26.5.13

De Grâce


Le détail plus émouvant sur la coursive : le soleil, ou la réfraction de son éclat entre la coque, le ciel et l’eau ébauche des dizaines d’arc-en-ciel au ras des vagues à quelques mètres du cargo sobre, des arc-en-ciel de poche comme on n’en voit nulle part ailleurs, très éphémères, mais très fréquents tout au long de la journée. Pour je ne sais quelle raison — L’Algèbre du manque [1], une fois de plus — ils évoquent pour moi de rares instants d’amour, où l’éternel psychodrame homme-femme n’a plus cours, où la possession perd toute importance, où les individus s’estompent au profit d’une netteté de la sensation de bonheur, impalpable comme un jeu de lumière, mais tout aussi indéniable, quelle que soit sa durée. Toute tension s’évaporait en moi, en ces occasions où j’avais la très grande chance de traverser la clarté avec les quelques compagnes à qui je dois tout. Ces arc-en-ciel éclairs sur l’eau, chaque fois que je les aperçois, apaisent tous les regrets de ma vie pécheresse par leur puissance d’incantation, le surgissement de la beauté.
 L’univers du cargo sobre est sans femmes, dépourvu du moindre rappel de la dentelle d’ondes dont parle Céline d’un ton céleste après avoir brocardé les jolis cœurs du « mystère féminin » avec sa férocité habituelle — … Remballez vos braquemarts !… J’ai travaillé dans une maternité, moi !…
 Ces rayons fugitifs sur l’eau, couleur illusion d’optique, nous tiennent lieu de certitude, à bord : de vos doigts de fée de grâce, princesse évanescente, embellissez l’écume.

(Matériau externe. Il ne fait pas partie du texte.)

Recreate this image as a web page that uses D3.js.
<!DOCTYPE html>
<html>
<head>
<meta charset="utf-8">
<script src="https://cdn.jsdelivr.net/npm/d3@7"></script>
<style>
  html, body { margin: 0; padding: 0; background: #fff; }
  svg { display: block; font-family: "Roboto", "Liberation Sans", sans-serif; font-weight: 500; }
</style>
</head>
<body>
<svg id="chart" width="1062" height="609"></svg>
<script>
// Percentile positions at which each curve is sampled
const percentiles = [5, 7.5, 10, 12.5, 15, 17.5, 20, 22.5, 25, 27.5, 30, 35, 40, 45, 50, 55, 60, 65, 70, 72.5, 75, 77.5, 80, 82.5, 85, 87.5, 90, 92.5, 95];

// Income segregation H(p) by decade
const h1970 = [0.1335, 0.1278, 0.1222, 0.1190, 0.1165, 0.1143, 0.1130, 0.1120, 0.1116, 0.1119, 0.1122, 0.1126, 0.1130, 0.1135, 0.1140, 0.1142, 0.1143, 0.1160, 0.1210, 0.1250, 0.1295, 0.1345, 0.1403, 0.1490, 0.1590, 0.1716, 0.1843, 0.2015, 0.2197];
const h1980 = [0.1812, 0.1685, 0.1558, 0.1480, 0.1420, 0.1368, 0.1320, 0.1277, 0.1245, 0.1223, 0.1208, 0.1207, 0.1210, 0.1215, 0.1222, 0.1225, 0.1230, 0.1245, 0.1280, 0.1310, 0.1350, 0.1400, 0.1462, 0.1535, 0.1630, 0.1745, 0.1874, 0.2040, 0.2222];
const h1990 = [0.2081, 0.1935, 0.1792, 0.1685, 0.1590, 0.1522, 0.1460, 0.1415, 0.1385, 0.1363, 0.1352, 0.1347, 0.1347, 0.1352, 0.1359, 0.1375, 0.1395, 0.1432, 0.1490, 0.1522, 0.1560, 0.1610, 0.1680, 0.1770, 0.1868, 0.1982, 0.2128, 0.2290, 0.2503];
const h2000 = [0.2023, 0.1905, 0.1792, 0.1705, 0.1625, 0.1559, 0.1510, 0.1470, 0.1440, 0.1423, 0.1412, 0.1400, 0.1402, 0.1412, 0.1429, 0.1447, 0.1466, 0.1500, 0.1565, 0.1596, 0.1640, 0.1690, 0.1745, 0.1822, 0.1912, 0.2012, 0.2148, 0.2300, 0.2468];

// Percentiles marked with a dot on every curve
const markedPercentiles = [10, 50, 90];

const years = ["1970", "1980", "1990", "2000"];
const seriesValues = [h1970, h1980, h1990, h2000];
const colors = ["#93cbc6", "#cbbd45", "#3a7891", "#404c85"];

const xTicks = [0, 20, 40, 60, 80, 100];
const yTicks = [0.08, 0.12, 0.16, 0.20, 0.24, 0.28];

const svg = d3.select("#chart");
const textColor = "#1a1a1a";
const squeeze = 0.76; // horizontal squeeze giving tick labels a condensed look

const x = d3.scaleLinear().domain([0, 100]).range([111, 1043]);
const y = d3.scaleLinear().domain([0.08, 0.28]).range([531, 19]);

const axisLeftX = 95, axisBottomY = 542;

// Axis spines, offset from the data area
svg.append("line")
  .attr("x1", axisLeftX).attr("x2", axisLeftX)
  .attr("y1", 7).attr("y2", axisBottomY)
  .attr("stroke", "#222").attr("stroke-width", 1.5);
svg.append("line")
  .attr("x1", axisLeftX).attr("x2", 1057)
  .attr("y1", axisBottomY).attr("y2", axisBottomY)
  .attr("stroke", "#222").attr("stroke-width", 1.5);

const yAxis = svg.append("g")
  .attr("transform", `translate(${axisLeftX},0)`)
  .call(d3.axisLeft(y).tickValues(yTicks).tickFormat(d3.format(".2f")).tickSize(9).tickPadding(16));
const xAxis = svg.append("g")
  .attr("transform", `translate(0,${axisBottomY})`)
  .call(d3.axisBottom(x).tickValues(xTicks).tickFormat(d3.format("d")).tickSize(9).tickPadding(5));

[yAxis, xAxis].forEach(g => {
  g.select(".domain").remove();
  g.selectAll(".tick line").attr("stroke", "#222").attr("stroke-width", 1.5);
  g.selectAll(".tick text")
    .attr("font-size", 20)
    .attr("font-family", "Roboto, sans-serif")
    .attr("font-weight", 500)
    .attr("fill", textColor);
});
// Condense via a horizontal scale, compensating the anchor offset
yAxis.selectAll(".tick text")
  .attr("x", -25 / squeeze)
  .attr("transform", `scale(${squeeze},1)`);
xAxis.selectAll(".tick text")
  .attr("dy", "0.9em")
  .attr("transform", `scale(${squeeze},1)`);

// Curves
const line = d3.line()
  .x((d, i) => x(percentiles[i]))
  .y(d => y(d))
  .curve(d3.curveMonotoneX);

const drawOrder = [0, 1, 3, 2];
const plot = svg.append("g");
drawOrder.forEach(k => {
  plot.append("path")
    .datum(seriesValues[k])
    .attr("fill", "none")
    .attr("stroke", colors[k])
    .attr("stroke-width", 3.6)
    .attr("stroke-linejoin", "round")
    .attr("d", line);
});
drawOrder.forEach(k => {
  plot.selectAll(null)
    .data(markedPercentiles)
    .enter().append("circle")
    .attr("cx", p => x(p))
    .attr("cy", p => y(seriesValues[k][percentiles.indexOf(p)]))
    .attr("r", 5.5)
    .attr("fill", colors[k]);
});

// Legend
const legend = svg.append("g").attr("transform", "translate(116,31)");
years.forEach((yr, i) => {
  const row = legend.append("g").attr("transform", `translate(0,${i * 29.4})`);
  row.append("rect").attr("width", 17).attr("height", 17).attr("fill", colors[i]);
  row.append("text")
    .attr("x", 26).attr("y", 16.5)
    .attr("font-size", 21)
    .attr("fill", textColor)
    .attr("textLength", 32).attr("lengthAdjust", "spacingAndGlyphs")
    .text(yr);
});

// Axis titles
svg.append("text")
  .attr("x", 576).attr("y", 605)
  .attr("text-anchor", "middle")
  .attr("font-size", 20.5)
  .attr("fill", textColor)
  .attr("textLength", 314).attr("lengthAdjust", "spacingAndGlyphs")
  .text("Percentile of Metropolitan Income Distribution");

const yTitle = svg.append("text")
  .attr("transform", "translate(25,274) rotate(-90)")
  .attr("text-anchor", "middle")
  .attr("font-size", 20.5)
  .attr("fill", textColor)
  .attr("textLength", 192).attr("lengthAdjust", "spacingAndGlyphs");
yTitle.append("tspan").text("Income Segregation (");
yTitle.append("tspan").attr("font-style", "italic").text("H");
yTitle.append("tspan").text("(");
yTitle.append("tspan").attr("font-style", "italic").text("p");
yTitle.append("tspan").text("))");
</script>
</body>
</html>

Obtenant de haute lutte le droit de descendre aujourd’hui — après tous ces jours cantonné à la coursive — sur le pont inférieur, je revois mes feux de St-Elme le long de la coque, irisant des vagues de trois mètres de haut. Je suis à présent convaincu qu’on les doit à un reflet du métal. Sur le point de m’attendrir à nouveau, ô lyre des sirènes, mon élan est détourné en catastrophe d’une nostalgie trop fine par l’irruption dans mes synapses d’un air oublié — la gouaille ironique d’un vieux classique nasillard de Lightnin’ Hopkins :
I wish I was a catfish
Swimmin’ in the deep blue sea
I’d have all you good-lookin’ women
Fishing after me… Fishing after me…

TM, Le Cargo sobre, Mid-Atlantic, 2013 


[1] Postface au Festin Nu, William Burroughs.